O ouro é feito dessas fossas e desse chumbo porque a nova ordem britânica foi estabelecida e se baseia nos "dark satanic mills" (sabemos que não são literais e contêm uma dimensão anagógica, como diz o outro) e no dinheiro:


"O dinheiro é o verdadeiro poder. A riqueza, portanto, não só se tornou na Inglaterra um elemento de consideração, de prazer, de felicidade; mas também um elemento, e pode-se dizer o único elemento, de poder, o que jamais foi visto, tanto quanto sei, em qualquer outra nação e em qualquer outro século."


As consequências morais e planetárias desta catástrofe:


"... a alma humana inteira foi atraída para este lado. A riqueza foi atribuída ao que naturalmente lhe pertence, e também ao que não lhe pertence... Em todos os países parece lamentável não ser rico. Na Inglaterra, é uma infelicidade horrível ser pobre."

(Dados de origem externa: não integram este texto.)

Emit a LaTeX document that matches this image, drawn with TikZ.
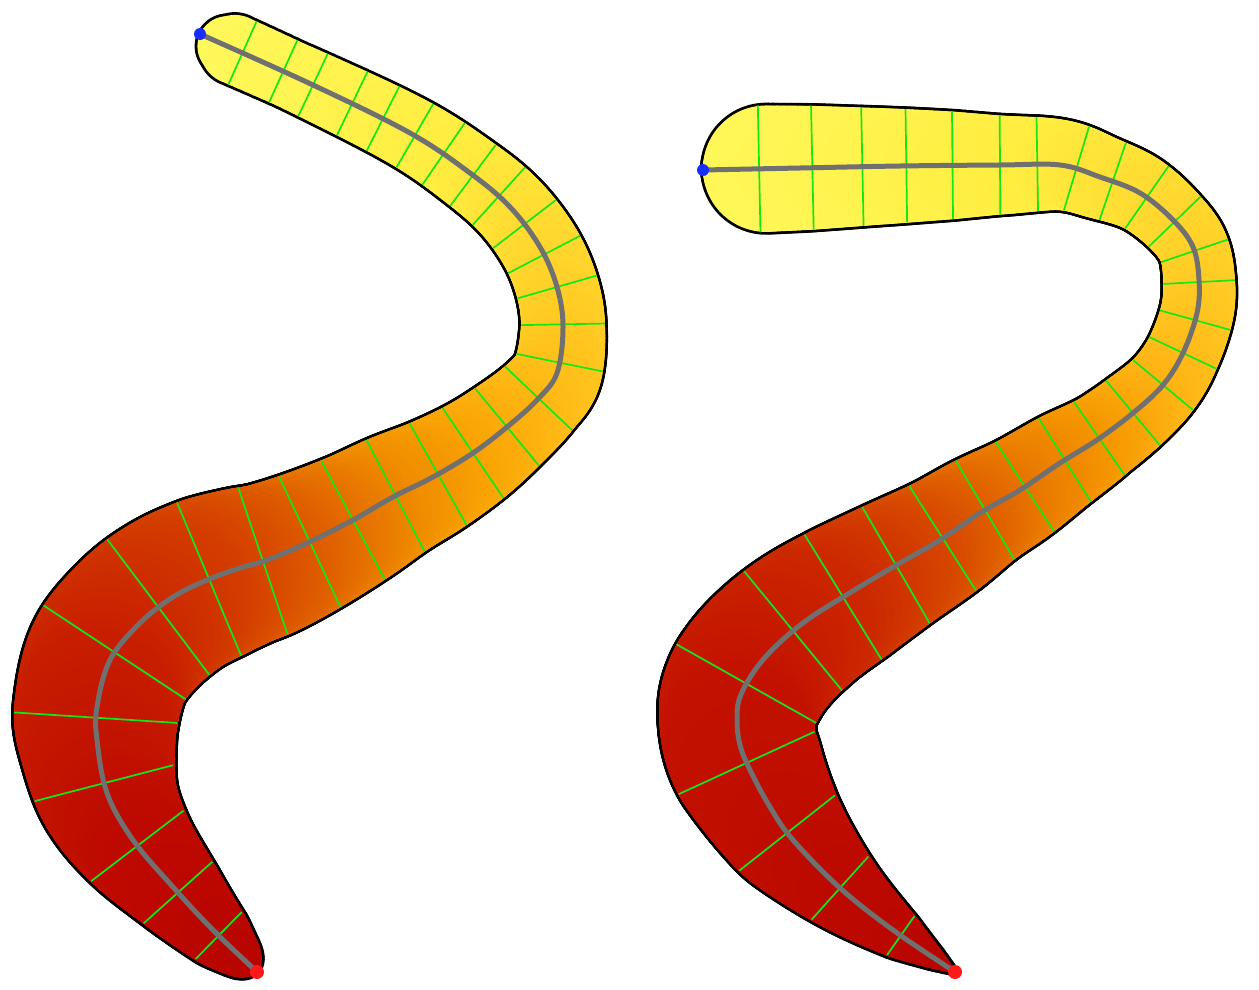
\documentclass[tikz,border=0pt]{standalone}

\definecolor{spinegray}{RGB}{112,112,112}
\definecolor{crossgreen}{RGB}{20,232,20}
\definecolor{startblue}{RGB}{25,45,255}
\definecolor{endred}{RGB}{255,25,25}

\tikzset{
  spine/.style={draw=spinegray, line width=5pt, line cap=round, line join=round},
  crossline/.style={draw=crossgreen, line width=1.7pt},
}

% piecewise linear look-up: #1 position, #2 knots s/v
\newcommand\wormlookup[2]{%
  \gdef\lkS{-1}\gdef\lkV{0}\gdef\lkval{0}%
  \foreach \ks/\kv in #2 {%
    \ifdim#1pt>\ks pt\else\ifdim#1pt<\lkS pt\else
      \pgfmathsetmacro\tmpv{\lkV+(\kv-(\lkV))*(#1-(\lkS))/(\ks-(\lkS))}%
      \xdef\lkval{\tmpv}\fi\fi
    \xdef\lkS{\ks}\xdef\lkV{\kv}}}
% same for the fill colour: knots s/r/g/b
\newcommand\colorlookup[1]{%
  \gdef\lkS{-1}\gdef\lkR{0}\gdef\lkG{0}\gdef\lkB{0}%
  \foreach \ks/\kr/\kg/\kb in \cknots {%
    \ifdim#1pt>\ks pt\else\ifdim#1pt<\lkS pt\else
      \pgfmathsetmacro\tmpf{(#1-(\lkS))/(\ks-(\lkS))}%
      \pgfmathtruncatemacro\tmpr{\lkR+(\kr-(\lkR))*\tmpf}%
      \pgfmathtruncatemacro\tmpg{\lkG+(\kg-(\lkG))*\tmpf}%
      \pgfmathtruncatemacro\tmpb{\lkB+(\kb-(\lkB))*\tmpf}%
      \xdef\cR{\tmpr}\xdef\cG{\tmpg}\xdef\cB{\tmpb}\fi\fi
    \xdef\lkS{\ks}\xdef\lkR{\kr}\xdef\lkG{\kg}\xdef\lkB{\kb}}}

% samples along the spine (Catmull-Rom): #1 xs, #2 ys, #3 number of points
\newcommand\buildworm[3]{%
  \pgfmathtruncatemacro\nseg{#3-2}%
  \pgfmathsetmacro\fx{#1[0]}\pgfmathsetmacro\fy{#2[0]}%
  \xdef\wsamples{\fx/\fy/0/0/0}%
  \xdef\wline{(\fx,\fy)}%
  \xdef\sprev{0}\xdef\xprev{\fx}\xdef\yprev{\fy}%
  \foreach \seg in {0,...,\nseg}{%
    \pgfmathtruncatemacro\iz{max(\seg-1,0)}%
    \pgfmathtruncatemacro\ib{\seg+1}%
    \pgfmathtruncatemacro\ic{min(\seg+2,#3-1)}%
    \pgfmathsetmacro\xz{#1[\iz]}\pgfmathsetmacro\yz{#2[\iz]}%
    \pgfmathsetmacro\xa{#1[\seg]}\pgfmathsetmacro\ya{#2[\seg]}%
    \pgfmathsetmacro\xb{#1[\ib]}\pgfmathsetmacro\yb{#2[\ib]}%
    \pgfmathsetmacro\xc{#1[\ic]}\pgfmathsetmacro\yc{#2[\ic]}%
    \pgfmathsetmacro\tax{(\xb-(\xz))/2}\pgfmathsetmacro\tay{(\yb-(\yz))/2}%
    \pgfmathsetmacro\tbx{(\xc-(\xa))/2}\pgfmathsetmacro\tby{(\yc-(\ya))/2}%
    \foreach \sub in {1,...,16}{%
      \pgfmathsetmacro\uu{\sub/16}%
      \pgfmathsetmacro\haa{2*\uu^3-3*\uu^2+1}%
      \pgfmathsetmacro\hba{\uu^3-2*\uu^2+\uu}%
      \pgfmathsetmacro\hab{3*\uu^2-2*\uu^3}%
      \pgfmathsetmacro\hbb{\uu^3-\uu^2}%
      \pgfmathsetmacro\gaa{6*\uu^2-6*\uu}%
      \pgfmathsetmacro\gba{3*\uu^2-4*\uu+1}%
      \pgfmathsetmacro\gab{6*\uu-6*\uu^2}%
      \pgfmathsetmacro\gbb{3*\uu^2-2*\uu}%
      \pgfmathsetmacro\qx{(\haa)*(\xa)+(\hba)*(\tax)+(\hab)*(\xb)+(\hbb)*(\tbx)}%
      \pgfmathsetmacro\qy{(\haa)*(\ya)+(\hba)*(\tay)+(\hab)*(\yb)+(\hbb)*(\tby)}%
      \pgfmathsetmacro\dqx{(\gaa)*(\xa)+(\gba)*(\tax)+(\gab)*(\xb)+(\gbb)*(\tbx)}%
      \pgfmathsetmacro\dqy{(\gaa)*(\ya)+(\gba)*(\tay)+(\gab)*(\yb)+(\gbb)*(\tby)}%
      \pgfmathsetmacro\dl{max(veclen(\dqx,\dqy),0.001)}%
      \pgfmathsetmacro\qnx{-(\dqy)/\dl}%
      \pgfmathsetmacro\qny{(\dqx)/\dl}%
      \pgfmathsetmacro\qs{\sprev+veclen(\qx-(\xprev),\qy-(\yprev))}%
      \xdef\wsamples{\wsamples,\qx/\qy/\qs/\qnx/\qny}%
      \xdef\wline{\wline (\qx,\qy)}%
      \xdef\sprev{\qs}\xdef\xprev{\qx}\xdef\yprev{\qy}%
    }}%
  \xdef\wormtot{\sprev}%
  \pgfmathsetmacro\wscale{\wormlen/\wormtot}\global\let\wscale\wscale}

% half width at spine distance #1
\newcommand\wormradius[1]{%
  \pgfmathsetmacro\ws{#1*\wscale}%
  \ifdim\ws pt>\wormlen pt\edef\ws{\wormlen}\fi
  \wormlookup{\ws}{\wknots}%
  \pgfmathsetmacro\wr{max(0.3,min(\lkval,\ws,\wormlen-(\ws)))}}
\def\gettarget#1,#2\relax{\def\curtarget{#1}\def\resttargets{#2}}

% outline, body and cross lines of the current worm
\newcommand\wormoutline{%
  \foreach \px/\py/\ps/\pnx/\pny in \wsamples {%
    \wormradius{\ps}\pgfmathsetmacro\wrb{\wr+2.8}%
    \fill[black] (\px,\py) circle[radius=\wrb];}}
\newcommand\wormbody{%
  \foreach \px/\py/\ps/\pnx/\pny in \wsamples {%
    \wormradius{\ps}\colorlookup{\ws}\definecolor{wormfill}{RGB}{\cR,\cG,\cB}%
    \fill[wormfill] (\px,\py) circle[radius=\wr];}}
\newcommand\wormcross{%
  \foreach \px/\py/\ps/\pnx/\pny in \wsamples {%
    \wormradius{\ps}%
    \expandafter\gettarget\wtargets\relax
    \ifdim\ws pt<\curtarget pt\else
      \xdef\wtargets{\resttargets}%
      \pgfmathsetmacro\wc{min(\ws,\capR)}%
      \pgfmathsetmacro\hl{\ws<\capR ? min(\lkval,sqrt(\wc*(2*\capR-\wc))) : \lkval}%
      \pgfmathsetmacro\crax{\px+\hl*(\pnx)}\pgfmathsetmacro\cray{\py+\hl*(\pny)}%
      \pgfmathsetmacro\crbx{\px-\hl*(\pnx)}\pgfmathsetmacro\crby{\py-\hl*(\pny)}%
      \draw[crossline] (\crax,\cray) -- (\crbx,\crby);
    \fi}}
\newcommand\wormspine{%
  \edef\spinecmd{\noexpand\draw[spine] plot coordinates {\wline};}\spinecmd}

\begin{document}
\begin{tikzpicture}[x=1pt, y=1pt]
  \useasboundingbox (0,0) rectangle (1259,-989);
  \coordinate (lstart) at (200,-34);
  \coordinate (lend) at (257,-972);
  \coordinate (rstart) at (703,-170);
  \coordinate (rend) at (955,-972);

  % left worm
  \def\wormlen{1448}\def\capR{35}
  \def\wknots{0/35, 100/34, 304/38, 490/42, 567/46, 611/50, 694/58, 789/67, 890/77, 947/83, 1010/85, 1068/85, 1136/82, 1200/72, 1274/58, 1336/46, 1392/34, 1420/24, 1448/10}
  \def\cknots{0/255/250/95, 300/255/238/65, 490/255/208/40, 611/255/185/20, 700/250/165/5, 790/240/140/0, 890/225/100/0, 1000/212/62/0, 1136/200/30/0, 1300/190/10/0, 1448/185/5/0}
  \xdef\wtargets{41,84,123,160,197,232,270,304,340,376,414,449,487,524,567,611,653,694,740,789,837,890,947,1005,1068,1136,1200,1274,1336,1392,9999,9999}
  \buildworm{{200,313,410,470,510,540,557,563,557,537,507,473,433,393,353,307,267,240,207,173,140,110,97,97,107,133,173,213,257}}{{-34,-85,-133,-173,-207,-247,-287,-327,-373,-400,-427,-453,-477,-497,-520,-543,-560,-568,-580,-597,-623,-660,-707,-740,-793,-840,-887,-930,-972}}{29}
  \wormoutline
  \wormbody
  \wormcross
  \wormspine

  % right worm
  \def\wormlen{1565}\def\capR{65}
  \def\wknots{0/65, 107/62, 200/57, 247/54, 290/50, 334/47, 371/44, 409/41, 449/38, 485/36, 521/35, 560/36, 630/37, 666/39, 706/42, 747/44, 789/49, 836/53, 883/57, 935/62, 989/67, 1048/73, 1111/77, 1182/80, 1264/75, 1345/61, 1420/43, 1496/25, 1540/11, 1565/2}
  \def\cknots{0/255/250/95, 350/255/238/65, 560/255/208/40, 700/255/180/20, 790/246/152/0, 880/234/122/0, 990/216/75/0, 1100/205/42/0, 1250/195/18/0, 1565/185/5/0}
  \xdef\wtargets{56,107,154,201,247,292,334,372,410,449,486,521,553,592,627,664,706,747,789,836,883,935,989,1048,1111,1182,1264,1345,1420,1495,9999,9999}
  \buildworm{{703,800,900,1000,1060,1100,1140,1173,1193,1199,1197,1183,1163,1133,1097,1060,1020,980,940,893,843,807,777,755,740,737,740,750,770,793,840,893,955}}{{-170,-168,-166,-165,-165,-177,-193,-220,-247,-280,-313,-353,-385,-413,-440,-463,-490,-513,-540,-567,-597,-620,-645,-670,-697,-720,-745,-770,-807,-840,-888,-930,-972}}{33}
  \wormoutline
  \wormbody
  \wormcross
  \wormspine

  % end points
  \fill[startblue] (lstart) circle[radius=6];
  \fill[endred] (lend) circle[radius=7];
  \fill[startblue] (rstart) circle[radius=6];
  \fill[endred] (rend) circle[radius=7];
\end{tikzpicture}
\end{document}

Sem comentários, como dizem hoje. Todos raspam as paredes, temendo ser substituídos por um robô.

Karl Marx escreveu alguns anos depois de Tocqueville:


"Hoje em dia, essas aspirações foram muito superadas, graças à concorrência cosmopolita. Não se trata mais de reduzir os salários ingleses para o nível dos da Europa, mas de trazer o nível europeu para o nível chinês num futuro não muito distante. Esta é a perspectiva que o Sr. Stapleton, membro do Parlamento inglês, veio a revelar a seus eleitores em um discurso sobre o preço do trabalho no futuro. 'Se a China', disse ele, 'se tornar um grande país manufatureiro, não vejo como a população industrial da Europa pode suportar a concorrência sem descer ao patamar de seus concorrentes".


O bom do capital é que ele nunca se cansa de atacar.